Think of Oliveros’ Sonic Meditations as simple instructions for activities to do with a group of people who gather regularly. Oliveros writes in her introduction to the Sonic Meditations:

“With continuous work some of the following becomes possible with Sonic Meditations: heightened states of awareness or expanded consciousness, changes in physiology and psychology from known and unknown tensions to relaxations which gradually become permanent. These changes may represent a tuning of mind and body…Members of the group may achieve greater awareness and sensitivity to each other.”

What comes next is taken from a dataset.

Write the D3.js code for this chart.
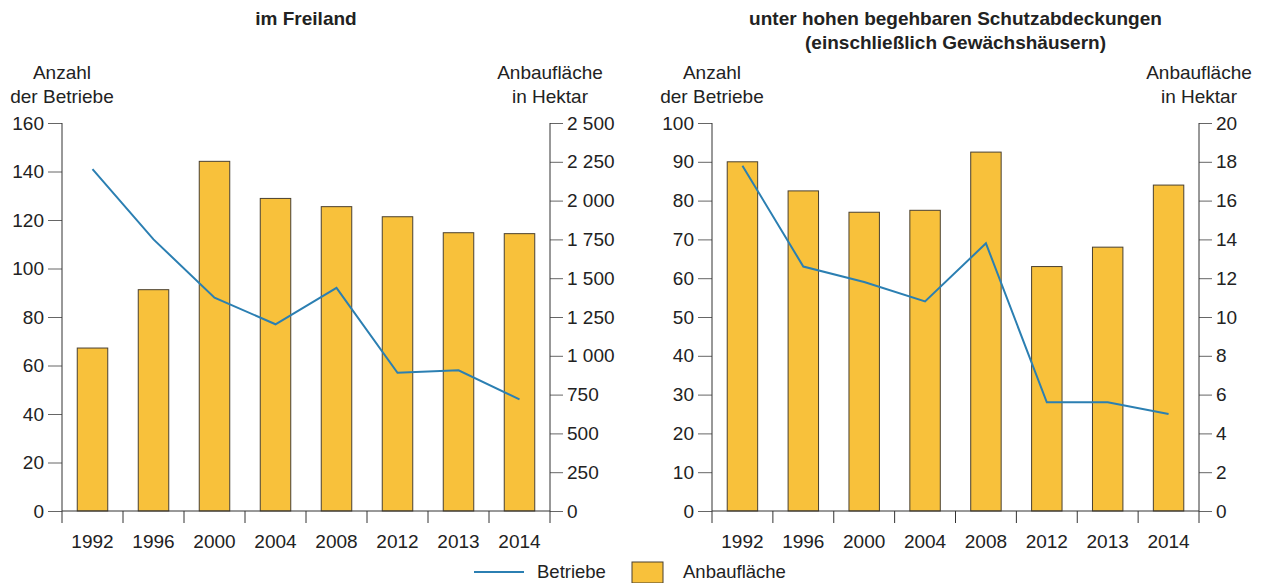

How might you integrate deep listening practices into your work with others? You could form a Sonic Meditation group, or introduce it to an already established regular meeting. If you are teaching or working with students, a Sonic Meditation can be a wonderful warmup for class sessions or other regular group meetings. and If you are working with staff and/or faculty peers in a regular meeting context and find that it could use a little more humanity–some warmth or playfulness–this may be just what you need. Finally, consider the home breakfast or dinner table another place where a ritual of embodied settling and connecting can be subtly transformative.

I have used listening warmups and extended listening assignments in my teaching for years, both in arts-focused and interdisciplinary programs and courses. Though the focus is on using the hearing sense, listening activities are accessible to d/Deaf people, as sound is experienced as waves that impact the entire body, not only the ear. We all listen with our whole bodies. When giving instructions for any listening exercise, it’s ideal to include this information, both to be inclusive of d/Deaf people and to bring awareness to non-d/Deaf people. 


Christine Sun Kim is an extraordinary artist whose work explores sound and hearing culture through drawing and installation, and who is Deaf. As a non-deaf person, especially one teaching in the media arts, my approach to inclusive teaching has been profoundly changed by her work and words.